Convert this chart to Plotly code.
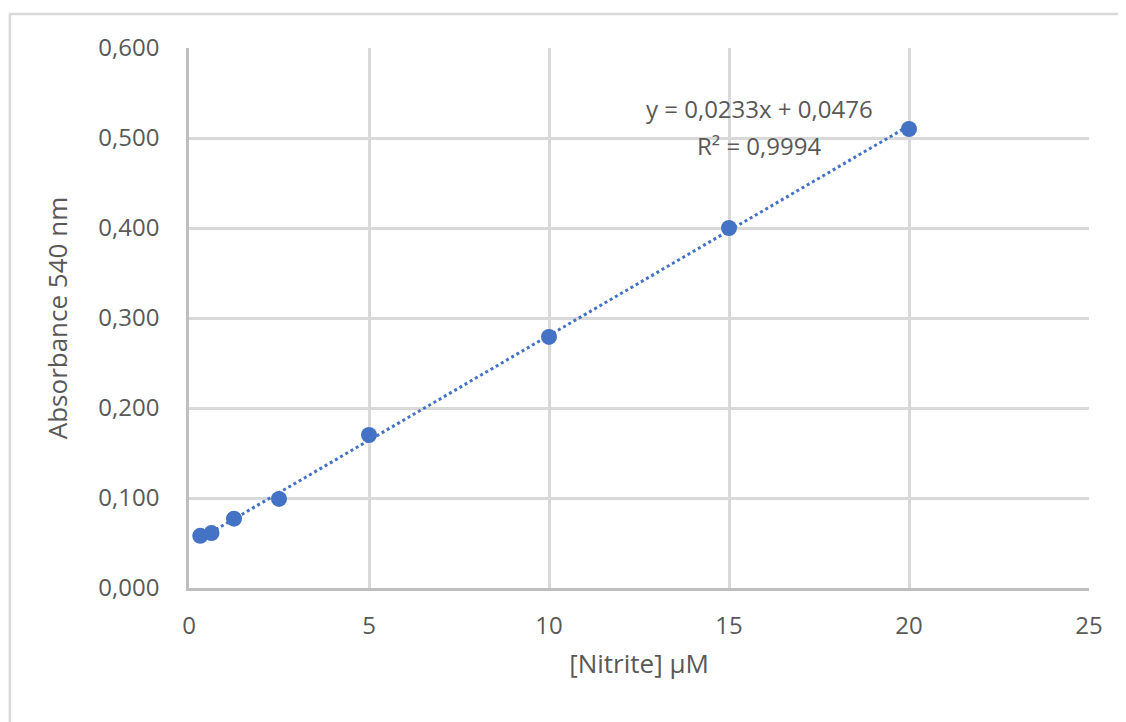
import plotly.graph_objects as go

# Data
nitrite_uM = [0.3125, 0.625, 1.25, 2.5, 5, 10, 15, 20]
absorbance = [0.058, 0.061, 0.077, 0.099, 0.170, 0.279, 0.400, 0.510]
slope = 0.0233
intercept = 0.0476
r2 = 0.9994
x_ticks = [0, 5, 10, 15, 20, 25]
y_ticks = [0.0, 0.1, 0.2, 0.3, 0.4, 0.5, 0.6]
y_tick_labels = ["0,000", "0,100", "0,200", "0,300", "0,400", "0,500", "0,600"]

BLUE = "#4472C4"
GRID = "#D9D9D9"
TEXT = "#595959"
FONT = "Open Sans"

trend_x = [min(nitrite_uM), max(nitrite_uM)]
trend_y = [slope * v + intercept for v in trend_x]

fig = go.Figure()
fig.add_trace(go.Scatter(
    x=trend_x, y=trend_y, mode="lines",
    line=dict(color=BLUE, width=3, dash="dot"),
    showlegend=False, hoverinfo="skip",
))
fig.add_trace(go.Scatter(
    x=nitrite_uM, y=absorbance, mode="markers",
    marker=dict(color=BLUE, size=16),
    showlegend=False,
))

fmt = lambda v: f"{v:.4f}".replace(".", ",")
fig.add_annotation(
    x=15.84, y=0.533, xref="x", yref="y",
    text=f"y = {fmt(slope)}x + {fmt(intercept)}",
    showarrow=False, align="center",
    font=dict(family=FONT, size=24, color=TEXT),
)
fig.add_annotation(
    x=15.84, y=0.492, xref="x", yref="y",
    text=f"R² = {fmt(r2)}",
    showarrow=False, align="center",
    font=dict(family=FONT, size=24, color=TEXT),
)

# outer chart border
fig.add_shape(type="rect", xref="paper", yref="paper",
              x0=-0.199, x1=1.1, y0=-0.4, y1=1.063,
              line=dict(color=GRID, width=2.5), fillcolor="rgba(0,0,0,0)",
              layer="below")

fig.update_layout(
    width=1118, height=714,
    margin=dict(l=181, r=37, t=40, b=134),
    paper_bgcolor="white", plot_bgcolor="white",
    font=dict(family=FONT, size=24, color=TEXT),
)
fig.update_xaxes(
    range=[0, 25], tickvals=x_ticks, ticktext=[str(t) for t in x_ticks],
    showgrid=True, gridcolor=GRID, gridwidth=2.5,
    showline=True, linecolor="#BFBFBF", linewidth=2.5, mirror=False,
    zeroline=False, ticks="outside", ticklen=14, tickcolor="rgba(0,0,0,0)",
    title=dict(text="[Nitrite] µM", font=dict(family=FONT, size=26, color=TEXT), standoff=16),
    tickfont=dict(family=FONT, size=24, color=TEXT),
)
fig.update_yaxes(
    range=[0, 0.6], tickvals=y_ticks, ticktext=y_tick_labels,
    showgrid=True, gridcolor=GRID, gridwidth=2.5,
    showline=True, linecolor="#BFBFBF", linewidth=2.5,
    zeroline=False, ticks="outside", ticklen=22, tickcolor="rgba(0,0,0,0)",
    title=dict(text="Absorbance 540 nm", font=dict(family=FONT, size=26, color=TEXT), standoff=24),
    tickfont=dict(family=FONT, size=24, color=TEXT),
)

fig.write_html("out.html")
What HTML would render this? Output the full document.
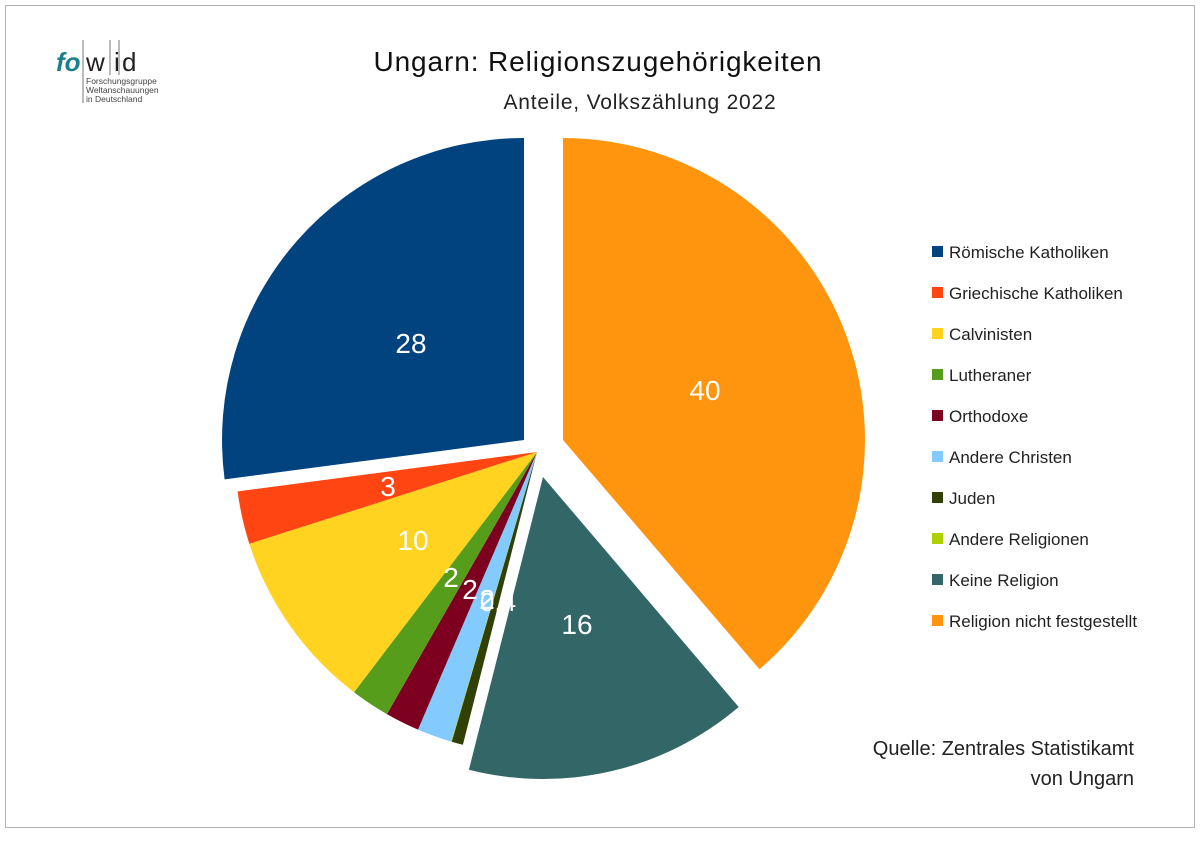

EXERCISE BRIEF: Leaving the pictures aside, transcribe the entire listing exactly.

SOLVED PROBLEM:
Convert this chart to Plotly code.
import plotly.graph_objects as go

# Data
nitrite_uM = [0.3125, 0.625, 1.25, 2.5, 5, 10, 15, 20]
absorbance = [0.058, 0.061, 0.077, 0.099, 0.170, 0.279, 0.400, 0.510]
slope = 0.0233
intercept = 0.0476
r2 = 0.9994
x_ticks = [0, 5, 10, 15, 20, 25]
y_ticks = [0.0, 0.1, 0.2, 0.3, 0.4, 0.5, 0.6]
y_tick_labels = ["0,000", "0,100", "0,200", "0,300", "0,400", "0,500", "0,600"]

BLUE = "#4472C4"
GRID = "#D9D9D9"
TEXT = "#595959"
FONT = "Open Sans"

trend_x = [min(nitrite_uM), max(nitrite_uM)]
trend_y = [slope * v + intercept for v in trend_x]

fig = go.Figure()
fig.add_trace(go.Scatter(
    x=trend_x, y=trend_y, mode="lines",
    line=dict(color=BLUE, width=3, dash="dot"),
    showlegend=False, hoverinfo="skip",
))
fig.add_trace(go.Scatter(
    x=nitrite_uM, y=absorbance, mode="markers",
    marker=dict(color=BLUE, size=16),
    showlegend=False,
))

fmt = lambda v: f"{v:.4f}".replace(".", ",")
fig.add_annotation(
    x=15.84, y=0.533, xref="x", yref="y",
    text=f"y = {fmt(slope)}x + {fmt(intercept)}",
    showarrow=False, align="center",
    font=dict(family=FONT, size=24, color=TEXT),
)
fig.add_annotation(
    x=15.84, y=0.492, xref="x", yref="y",
    text=f"R² = {fmt(r2)}",
    showarrow=False, align="center",
    font=dict(family=FONT, size=24, color=TEXT),
)

# outer chart border
fig.add_shape(type="rect", xref="paper", yref="paper",
              x0=-0.199, x1=1.1, y0=-0.4, y1=1.063,
              line=dict(color=GRID, width=2.5), fillcolor="rgba(0,0,0,0)",
              layer="below")

fig.update_layout(
    width=1118, height=714,
    margin=dict(l=181, r=37, t=40, b=134),
    paper_bgcolor="white", plot_bgcolor="white",
    font=dict(family=FONT, size=24, color=TEXT),
)
fig.update_xaxes(
    range=[0, 25], tickvals=x_ticks, ticktext=[str(t) for t in x_ticks],
    showgrid=True, gridcolor=GRID, gridwidth=2.5,
    showline=True, linecolor="#BFBFBF", linewidth=2.5, mirror=False,
    zeroline=False, ticks="outside", ticklen=14, tickcolor="rgba(0,0,0,0)",
    title=dict(text="[Nitrite] µM", font=dict(family=FONT, size=26, color=TEXT), standoff=16),
    tickfont=dict(family=FONT, size=24, color=TEXT),
)
fig.update_yaxes(
    range=[0, 0.6], tickvals=y_ticks, ticktext=y_tick_labels,
    showgrid=True, gridcolor=GRID, gridwidth=2.5,
    showline=True, linecolor="#BFBFBF", linewidth=2.5,
    zeroline=False, ticks="outside", ticklen=22, tickcolor="rgba(0,0,0,0)",
    title=dict(text="Absorbance 540 nm", font=dict(family=FONT, size=26, color=TEXT), standoff=24),
    tickfont=dict(family=FONT, size=24, color=TEXT),
)

fig.write_html("out.html")
What HTML would render this? Output the full document.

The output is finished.